A CUDA Library for Data Mining Algorithms

Team

Lakshitha Madushan
Pahan Madusha
Darshi Dineshika
Hasindu Gamaarachchi

Supervisors

Prof. Roshan G. Ragel

Description

General Purpose Computing on graphics processing units (GPGPU) has enabled inexpensive high performance computing for general-purpose applications. Compute Unified Device Architecture (CUDA) is a programming model which provides a platform to exploit parallel computing power of GPU using C/C++ languages. CUDA Dynamic Parallelism (CDP) is a feature introduced in CUDA Kepler architecture, which enables a CUDA kernel to create and synchronize new nested work.
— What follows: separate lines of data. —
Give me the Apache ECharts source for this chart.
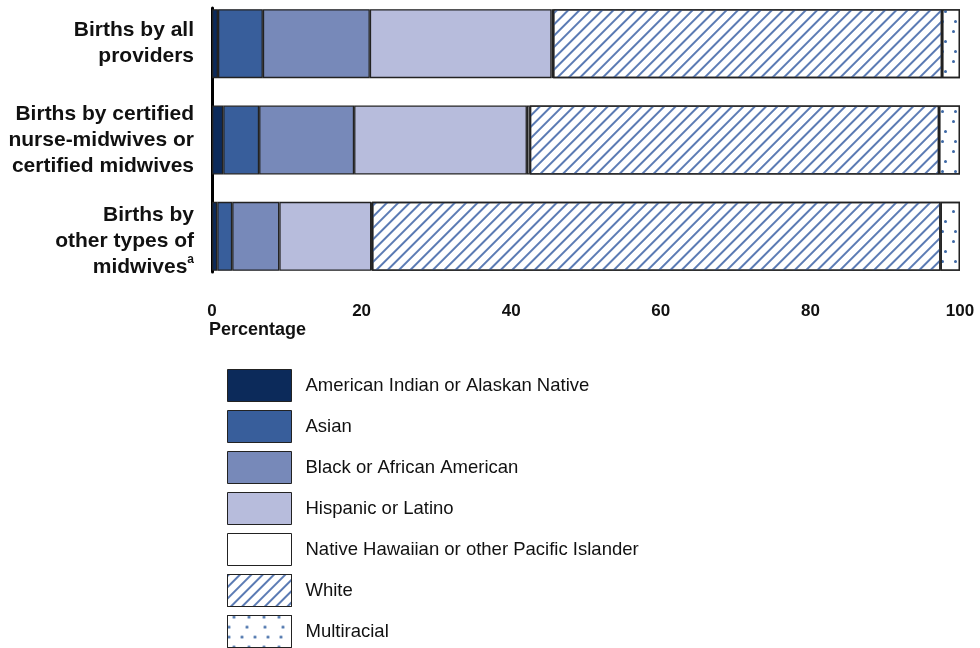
<!DOCTYPE html>
<html><head><meta charset="utf-8">
<script src="https://cdn.jsdelivr.net/npm/echarts@6/dist/echarts.min.js"></script>
<style>html,body{margin:0;padding:0;background:#fff}#c{width:980px;height:648px}</style>
</head><body><div id="c"></div>
<script>
const categories = ['Births by all\nproviders', 'Births by certified\nnurse-midwives or\ncertified midwives', 'Births by\nother types of\nmidwives{sup|a}'];
const seriesNames = ['American Indian or Alaskan Native','Asian','Black or African American','Hispanic or Latino','Native Hawaiian or other Pacific Islander','White','Multiracial'];
const aian = [0.8, 1.5, 0.7];
const asian = [6.0, 4.8, 2.0];
const black = [14.3, 12.7, 6.3];
const hispanic = [24.3, 23.1, 12.3];
const nhpi = [0.2, 0.4, 0.1];
const white = [52.0, 54.7, 76.0];
const multi = [2.4, 2.8, 2.6];
const xTicks = [0, 20, 40, 60, 80, 100];

const values = [aian, asian, black, hispanic, nhpi, white, multi];
const colors = ['#0c2a5a', '#385e9b', '#7789b9', '#b7bcdc', '#ffffff', '#ffffff', '#ffffff'];
const decals = [null, null, null, null, null,
  {symbol:'rect', color:'#5b7bb4', dashArrayX:[1,0], dashArrayY:[1.2,5.9], rotation:-Math.PI/4, symbolSize:1},
  {symbol:'circle', color:'#3d68a5', dashArrayX:[[2.2,10],[0,5,2.2,7],[2.2,15]], dashArrayY:[2.2,7], symbolSize:1}
];
const FONT = 'Liberation Sans, Arial, sans-serif';
const labelStyle = {fontFamily:FONT, fontSize:21, fontWeight:'bold', color:'#111', lineHeight:26};
const yData = categories.map((c,i)=> i===2 ? {value:c, textStyle:{padding:[9,0,0,0]}} : c);
const chart = echarts.init(document.getElementById('c'));
chart.setOption({
  animation:false,
  aria:{enabled:false, decal:{show:false}},
  title:{text:'Percentage', left:209, top:321, padding:0, textStyle:{fontFamily:FONT, fontSize:18, fontWeight:'bold', color:'#111'}},
  legend:{orient:'vertical', left:227, top:369, height:290, padding:0, icon:'rect', itemWidth:64, itemHeight:32, itemGap:8,
    textStyle:{fontFamily:FONT, fontSize:18.5, color:'#111', padding:[0,0,0,9]},
    itemStyle:{borderColor:'#222', borderWidth:1}, data:seriesNames},
  grid:[{left:212, right:20, top:-4.5, height:289, outerBoundsMode:'none'},{left:212, right:20, top:8, height:264, outerBoundsMode:'none'}],
  xAxis:[{type:'value', gridIndex:0, min:0, max:100, interval:20, axisLine:{show:false}, axisTick:{show:false}, splitLine:{show:false},
    axisLabel:{fontFamily:FONT, fontSize:17, fontWeight:'bold', color:'#111', margin:18, formatter:v=>xTicks.includes(v)?String(v):''}},
    {type:'value', gridIndex:1, min:0, max:100, show:false}],
  yAxis:[{type:'category', gridIndex:0, inverse:true, data:yData, axisLine:{show:false}, axisTick:{show:false},
    axisLabel:Object.assign({}, labelStyle, {margin:18, align:'right',
      rich:{sup:{fontFamily:FONT, fontSize:12, fontWeight:'bold', color:'#111', verticalAlign:'top', lineHeight:26, padding:[0,0,10,0]}}})},
    {type:'value', gridIndex:1, axisLine:{show:true, lineStyle:{color:'#000', width:3}}, axisTick:{show:false}, axisLabel:{show:false}, splitLine:{show:false}}],
  series: values.map((d,i)=>({
    name:seriesNames[i], type:'bar', stack:'all', xAxisIndex:0, yAxisIndex:0, data:d, barWidth:69,
    itemStyle:Object.assign({color:colors[i], borderColor:'#222', borderWidth:1.3}, decals[i]?{decal:decals[i]}:{})
  }))
});
</script></body></html>
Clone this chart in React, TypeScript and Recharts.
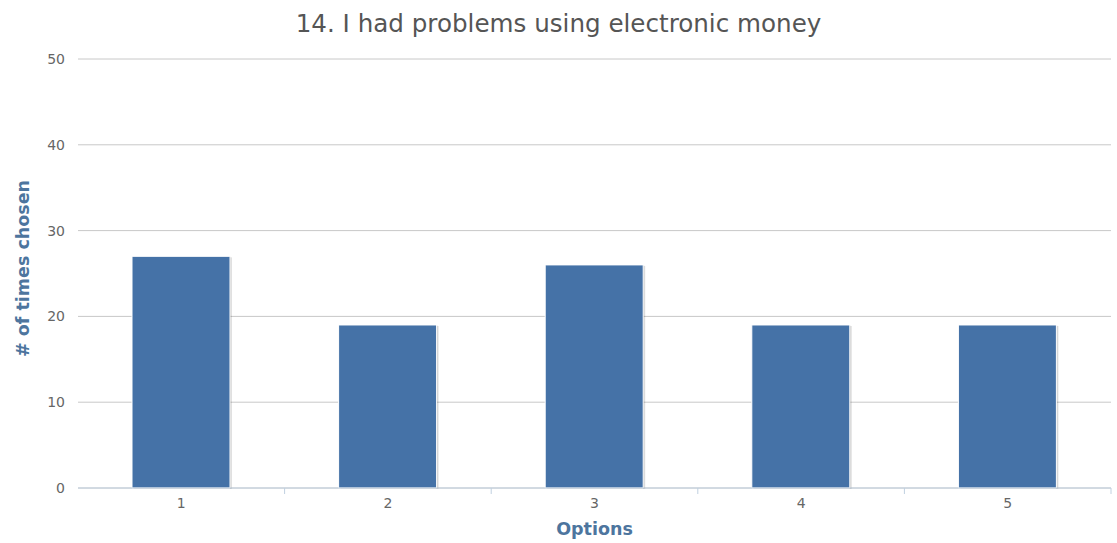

Huge computational time for data mining processes is a significant challenge met by data scientists. One solution for the above is the use of massive parallelism enabled by GPUs in data mining processes. This is a project done to provide a CUDA library for programmers to efficiently run data mining tasks with the use of NVIDIA GPUs. The library provides three popular data mining algorithms, namely Apriori, K-means clustering and Random Forest classification. The library not only accelerates the data mining process, but also provides an API for developers which can be used easily without much knowledge in CUDA. The researchers also have attempted to improve performance of this library by using better data structures and CUDA Dynamic Parallelism (CDP). The researchers main focus has been on building a CUDA library for developers and improving the performance of Apriori algorithm using data structures suitable for GPU computations and CUDA Dynamic Parallelism (CDP). The experimental results of this research show how CPU and GPU performance differ and how using data structures suitable for GPU computations and CUDA Dynamic Parallelism (CDP) give better performance for the algorithms in the library. Keywords – Graphics Processing Unit(GPU), CUDA, Data mining, Apriori algorithm, Random Forest algorithm, K-means algorithm, Dynamic Parallelism

Tags: GPU Computing